I received a letter yesterday relating to a compensation payment to be made to me following an issue I had with my tracker mortgage in 2013.  Back in 2013 the Bank reimbursed me for money I over paid while on the wrong mortgage rate.  I should have been offered a tracker and was not.

So this letter relates solely to compensation for I assume the distress and inconvenience of the banks error at that time. This is a separate payment to the refund which I received already back in 2013. The payment appears to be exactly 5% of the refund amount.

I am wondering if this is adequate? It works out about €250. am I been greedy considering looking for more? Have any other on here been offered something similar? I spent a considerable amount of time fighting the bank over this issue in 2013 and had to escalate it  to the Financial Services Ombudsman.  My case took a year to be resoled. I was taught never to accept the first offer and I do feel this is an attempt by BOI to just tick a box and hope all these issues go away with a minimal cost to them as possible.


----------



## Easel (20 Aug 2019)

Seems quite low considering the time spent.

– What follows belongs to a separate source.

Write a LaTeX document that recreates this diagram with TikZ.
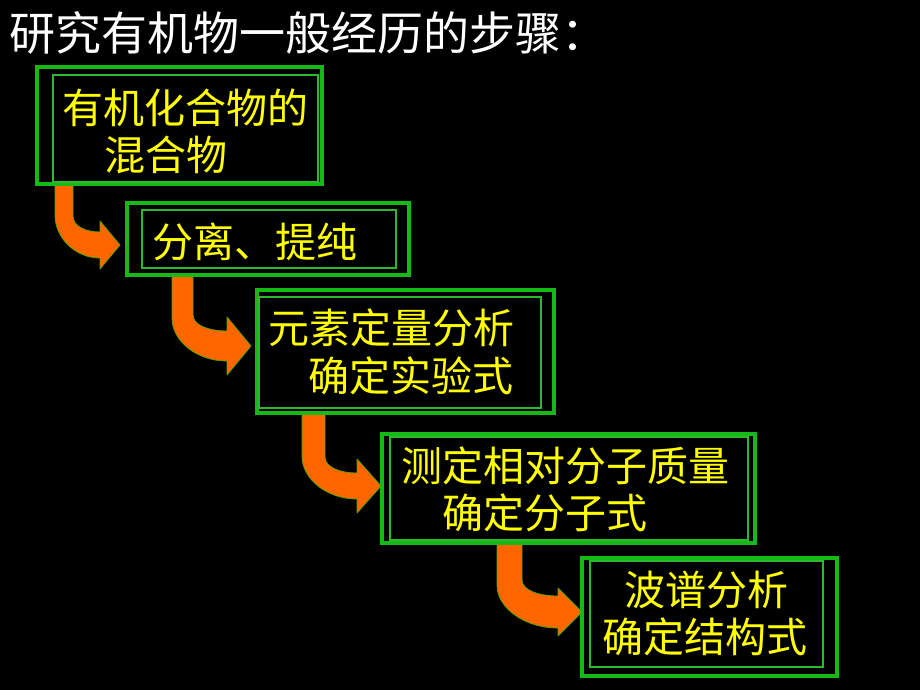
\documentclass[tikz,border=0pt]{standalone}
\usepackage{fontspec}
\newfontfamily\cjk{Noto Sans CJK SC}
\usetikzlibrary{fit,calc}
\definecolor{boxgreen}{RGB}{22,185,22}
\definecolor{innergreen}{RGB}{45,185,45}
\definecolor{txtyellow}{RGB}{255,255,0}
\definecolor{arroworange}{RGB}{255,102,0}
\definecolor{arrowedge}{RGB}{95,160,0}
\tikzset{
  stepbox/.style={draw=boxgreen, line width=4pt, inner sep=0pt, outer sep=0pt},
  innerbox/.style={draw=innergreen, line width=1.1pt, inner sep=0pt, outer sep=0pt},
  steptext/.style={text=txtyellow, font=\cjk\fontsize{41}{48}\selectfont, inner sep=0pt, anchor=west},
  titletext/.style={text=white, font=\cjk\fontsize{46}{52}\selectfont, inner sep=0pt, anchor=west},
  bentfill/.style={fill=arroworange, draw=arrowedge, line width=0.8pt, line join=round}
}
% #1 shaft top-left, #2 tip, #3 shaft width, #4 half thickness of horizontal part, #5 head length, #6 head half height
\newcommand\bentarrow[6]{%
  \path[bentfill] let \p1=(#1), \p2=(#2) in
    (\x1,\y1) -- ({\x1+#3pt},\y1) -- ({\x1+#3pt},{\y2+#4pt+16pt})
    .. controls ({\x1+#3pt},{\y2+#4pt+6pt}) and ({\x2-#5pt-0.55*(\x2-#5pt-\x1-#3pt)},{\y2+#4pt}) .. ({\x2-#5pt},{\y2+#4pt})
    -- ({\x2-#5pt},{\y2+#6pt}) -- (\x2,\y2) -- ({\x2-#5pt},{\y2-#6pt}) -- ({\x2-#5pt},{\y2-#4pt})
    .. controls ({\x1+0.45*(\x2-#5pt-\x1)},{\y2-#4pt}) and (\x1,{\y2-#4pt+20pt}) .. (\x1,{\y2-#4pt+43pt})
    -- cycle;}
\begin{document}
\begin{tikzpicture}[x=1pt,y=-1pt]
\fill[black] (0,0) rectangle (920,690);
\useasboundingbox (0,0) rectangle (920,690);

\node[titletext] (title) at (9,33) {研究有机物一般经历的步骤：};

% box outlines (named, drawn later on top of arrows)
\path (37,67) coordinate (b1nw) (322,184) coordinate (b1se)
      (127,203) coordinate (b2nw) (409,275) coordinate (b2se)
      (257,290) coordinate (b3nw) (554,413) coordinate (b3se)
      (382,434) coordinate (b4nw) (755,543) coordinate (b4se)
      (582,558) coordinate (b5nw) (837,676) coordinate (b5se);
\node[fit=(b1nw)(b1se), inner sep=0pt, outer sep=0pt] (b1) {};
\node[fit=(b2nw)(b2se), inner sep=0pt, outer sep=0pt] (b2) {};
\node[fit=(b3nw)(b3se), inner sep=0pt, outer sep=0pt] (b3) {};
\node[fit=(b4nw)(b4se), inner sep=0pt, outer sep=0pt] (b4) {};
\node[fit=(b5nw)(b5se), inner sep=0pt, outer sep=0pt] (b5) {};

% arrow anchors
\coordinate (s1) at (55,0 |- b1.south);
\coordinate (e1) at ($(b2.west |- 0,245)+(-7,0)$);
\coordinate (s2) at (172,0 |- b2.south);
\coordinate (e2) at ($(b3.west |- 0,346)+(-6,0)$);
\coordinate (s3) at (302,0 |- b3.south);
\coordinate (e3) at ($(b4.west |- 0,486)+(-1,0)$);
\coordinate (s4) at (497,0 |- b4.south);
\coordinate (e4) at ($(b5.west |- 0,612)+(0,0)$);

\bentarrow{s1}{e1}{18}{13}{20}{24}
\bentarrow{s2}{e2}{21}{15}{24}{29}
\bentarrow{s3}{e3}{23}{13}{24}{27}
\bentarrow{s4}{e4}{25}{16}{24}{24}

% boxes
\node[stepbox, fit=(b1nw)(b1se)] (box1) {};
\node[innerbox, fit={(53,75)(318,182)}] (in1) {};
\node[stepbox, fit=(b2nw)(b2se)] (box2) {};
\node[innerbox, fit={(142,210)(396,268)}] (in2) {};
\node[stepbox, fit=(b3nw)(b3se)] (box3) {};
\node[innerbox, fit={(259,297)(541,408)}] (in3) {};
\node[stepbox, fit=(b4nw)(b4se)] (box4) {};
\node[innerbox, fit={(390,437)(748,540)}] (in4) {};
\node[stepbox, fit=(b5nw)(b5se)] (box5) {};
\node[innerbox, fit={(590,561)(823,667)}] (in5) {};

% texts
\node[steptext] (t1a) at (62,108) {有机化合物的};
\node[steptext] (t1b) at (104,155) {混合物};
\node[steptext] (t2)  at (152,242) {分离、提纯};
\node[steptext] (t3a) at (268,328) {元素定量分析};
\node[steptext] (t3b) at (308,376) {确定实验式};
\node[steptext] (t4a) at (401,466) {测定相对分子质量};
\node[steptext] (t4b) at (442,513) {确定分子式};
\node[steptext] (t5a) at (624,590) {波谱分析};
\node[steptext] (t5b) at (602,637) {确定结构式};
\end{tikzpicture}
\end{document}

In comparison I recently got €250 from them as they lost a document which delayed my mortgage application by one day.


----------



## Brendan Burgess (20 Aug 2019)

OK, you overpaid €5,000 over a number of years up to  2013.

For the vast majority of people, this was not a life changing amount and a refund of the overcharge would be sufficient.

I don't know if the refund back in 2013 included interest on the overpayment? I assume it did.

Brendan


----------



## Detones (21 Aug 2019)

Thanks for the reply. Yes it included interest. You make a fair point Brendan. I appreciate a lot of people are still fighting to be put back on trackers and to get their refunds, so I should be grateful that I have that sorted.


----------



## tipperaryman (25 Aug 2019)

Could you please tell are future value and interest you could have earned the same thing


----------